Predicting the flight price is a small yet powerful project. It designed to estimate the cost of the ticket based on various imput features. Using the machine learning algorithms, the model will analyzes the historical data, and trying to predict the ticket pricing.
About the data
The data is downloadable from kaggle. It's called "Flight Price Prediction" dataset by Shubham Bathwal. Here's a link to the data set.
The features are airline, fligt code, depature city, stops, departure time, arrival time, arrival city, class, duration, days left, and price. By this, it's clear that we want to predict only 1 feature, the price and using all the other feautres.
Strategy
Of course the first thing that I need to do is explore the data.
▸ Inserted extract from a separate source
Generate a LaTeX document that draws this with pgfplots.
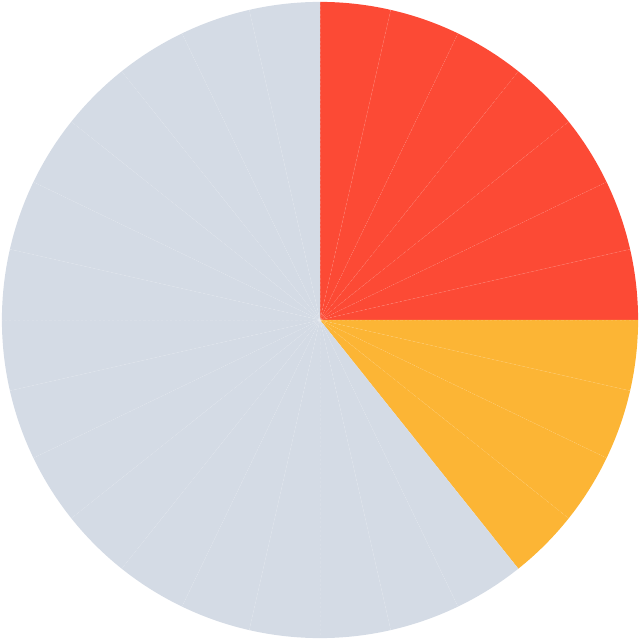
\documentclass[border=0pt]{standalone}
\usepackage{pgfplots}
\usepackage{pgfplotstable}
\pgfplotsset{compat=1.18}

\definecolor{pieRed}{HTML}{FC4A35}
\definecolor{pieAmber}{HTML}{FCB535}
\definecolor{pieGrey}{HTML}{D4DBE5}

% one row per slice, clockwise from 12 o'clock
\pgfplotstableread{
share colour
1 pieRed
1 pieRed
1 pieRed
1 pieRed
1 pieRed
1 pieRed
1 pieRed
1 pieAmber
1 pieAmber
1 pieAmber
1 pieAmber
1 pieGrey
1 pieGrey
1 pieGrey
1 pieGrey
1 pieGrey
1 pieGrey
1 pieGrey
1 pieGrey
1 pieGrey
1 pieGrey
1 pieGrey
1 pieGrey
1 pieGrey
1 pieGrey
1 pieGrey
1 pieGrey
1 pieGrey
}\piedata

\begin{document}
\begin{tikzpicture}
\begin{axis}[hide axis, x=3cm, y=3cm,
    xmin=-1.006, xmax=1.006, ymin=-1.006, ymax=1.006, clip=false]
  \path (axis cs:-1.006,-1.006) rectangle (axis cs:1.006,1.006);
  \pgfplotstablegetrowsof{\piedata}
  \pgfmathtruncatemacro\nrows{\pgfplotsretval-1}
  % total of all shares
  \def\total{0}
  \pgfplotsforeachungrouped \i in {0,...,\nrows}{
    \pgfplotstablegetelem{\i}{share}\of\piedata
    \pgfmathsetmacro\total{\total+\pgfplotsretval}
  }
  \def\cum{0}
  \pgfplotsforeachungrouped \i in {0,...,\nrows}{
    \pgfplotstablegetelem{\i}{share}\of\piedata \let\share\pgfplotsretval
    \pgfplotstablegetelem{\i}{colour}\of\piedata \let\col\pgfplotsretval
    \pgfmathsetmacro\aA{90-360*\cum/\total}
    \pgfmathsetmacro\cum{\cum+\share}
    \pgfmathsetmacro\aB{90-360*\cum/\total}
    \edef\doslice{\noexpand\fill[\col] (axis cs:0,0) -- (axis cs:{cos(\aA)},{sin(\aA)})
      arc[start angle=\aA, end angle=\aB, radius=3cm] -- cycle;}
    \doslice
  }
  % faint dotted slice borders
  \def\cum{0}
  \pgfplotsforeachungrouped \i in {0,...,\nrows}{
    \pgfplotstablegetelem{\i}{share}\of\piedata
    \pgfmathsetmacro\aA{90-360*\cum/\total}
    \pgfmathsetmacro\cum{\cum+\pgfplotsretval}
    \edef\doline{\noexpand\draw[white, draw opacity=0.1, line width=0.2pt,
      dash pattern=on 0.6pt off 0.6pt] (axis cs:0,0) -- (axis cs:{cos(\aA)},{sin(\aA)});}
    \doline
  }
\end{axis}
\end{tikzpicture}
\end{document}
I want to know a little bit more about the data, what are the datatypes, how various are the data.
dfAfter that, I knew that I could drop the unnamed and flight number coloumn because it's not really necessary to predict the price. Also, there are some features like airline, source city, depature and arrival time, and destination city that have several values that could be on hot encoded.
Since it's a price, Regression maybe a good fit for the data.
Model Using the scikit library, I imported regression and train_test_split. The train test split is quite common 80:20.
reg = RandomForestRegressor(n_jobs=-1) #reduce process
reg.fit(X_train, y_train)
reg.score(X_test, y_test)
I got the score of 98.56%. This is super high and quite accurate model.
Afterwards, I search for the most important features to determine the prices.
importances = dict(zip(reg.feature_names_in_, reg.feature_importances_))
sorted_importances = sorted(importances.items(), key=lambda x: x[1], reverse=True)
sorted_importances
As expected, the most important feature here is indeed the class. Obviously, the Business Class would cost significantly more than the Economy Class.
In order to try to improve the model, I tried to tune the Hyperparameter.
from sklearn.model_selection import RandomizedSearchCV
from scipy.stats import randint
param_dist = {
'n_estimators':randint(10,100),
'max_depth': [10,20],
'min_samples_split': randint(2,11),
'min_samples_leaf': randint(1,5),
'max_features': [1.0, 'sqrt']
}
reg = RandomForestRegressor(n_jobs=-1)
random_search = RandomizedSearchCV(estimator=reg, param_distributions = param_dist, n_iter = 2, cv = 3,
scoring = 'neg_mean_squared_error', verbose= 2, random_state=10, n_jobs =-1)
random_search.fit(X_train, y_train)
best_regressor = random_search.best_estimator_
This would gave me the best reggresor that could be found. Of course, to tune the parameter, I could also tune several parameters manually, for example the n_estimators, or the max_depth.
However, 98.5% is already a very good model. This may happened cause the data is already pre-cleaned, also pre-processed.